Did Oracle (NASDAQ:ORCL) chief executive Larry Ellison just declare his intent to destroy salesforce.com (NYSE:CRM)? His comments from last night's earnings call sound eerily belligerent.

"We think we can be the number one applications company, the number one on premise application company and the number one on-demand application company," Ellison said. "That's our goal."

But it wasn't always. Rewind to 21 months ago, when Ellison mocked salesforce.com as a money-loser and ridiculed SAP's (NYSE:SAP) on-demand efforts. He just wasn't interested in software-as-a-service or cloud computing at the time. Oracle's business was fine without it.

What's changed? Money. There's more of it to be had now than there was 21 months ago, at least as far as cloud computing is concerned.

And Oracle is collecting: Citigroup analyst Brent Thill encouraged Ellison's boasting by pointing out that the database king is now generating roughly $750 million annually from subscribers to on-demand versions of its software.

You might call Oracle Silicon Valley's richest chameleon; it profitably changes colors to suit the environment.
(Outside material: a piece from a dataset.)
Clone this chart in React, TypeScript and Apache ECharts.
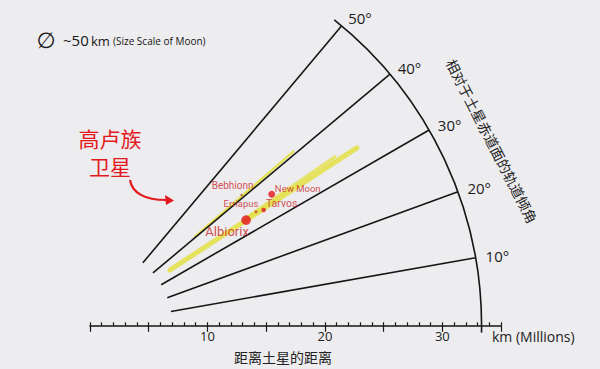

There's money in cloud computing? Look! We're a cloud-computing company! There's money in high-powered hardware? Let's go get Sun Microsystems (NASDAQ:JAVA)! I'm half-expecting Ellison-backed NetSuite (NYSE:N), a salesforce.com competitor, to be Oracle's Next Big Deal.

Oracle needs more growth businesses. For its fiscal fourth quarter, non-GAAP revenue dipped 5.5% to $6.9 billion, and non-GAAP net income fell a penny to $0.46 per share. Both results beat estimates, however, thanks to a 51% non-GAAP operating margin -- a two-percentage-point improvement year over year.

Such careful expense management is admirable, but it also can't be a growth driver. Fiscal 2009 new software license revenue inched up just 1% after accounting for currency effects. Further acquisitions could remedy that. Certainly the Sun deal, when it closes, will have some impact. But the broader war for growth has moved to a new front: the cloud, which probably means more deals like this one.

Hurricane Ellison is building strength. Time to bolt the doors, salesforce.com.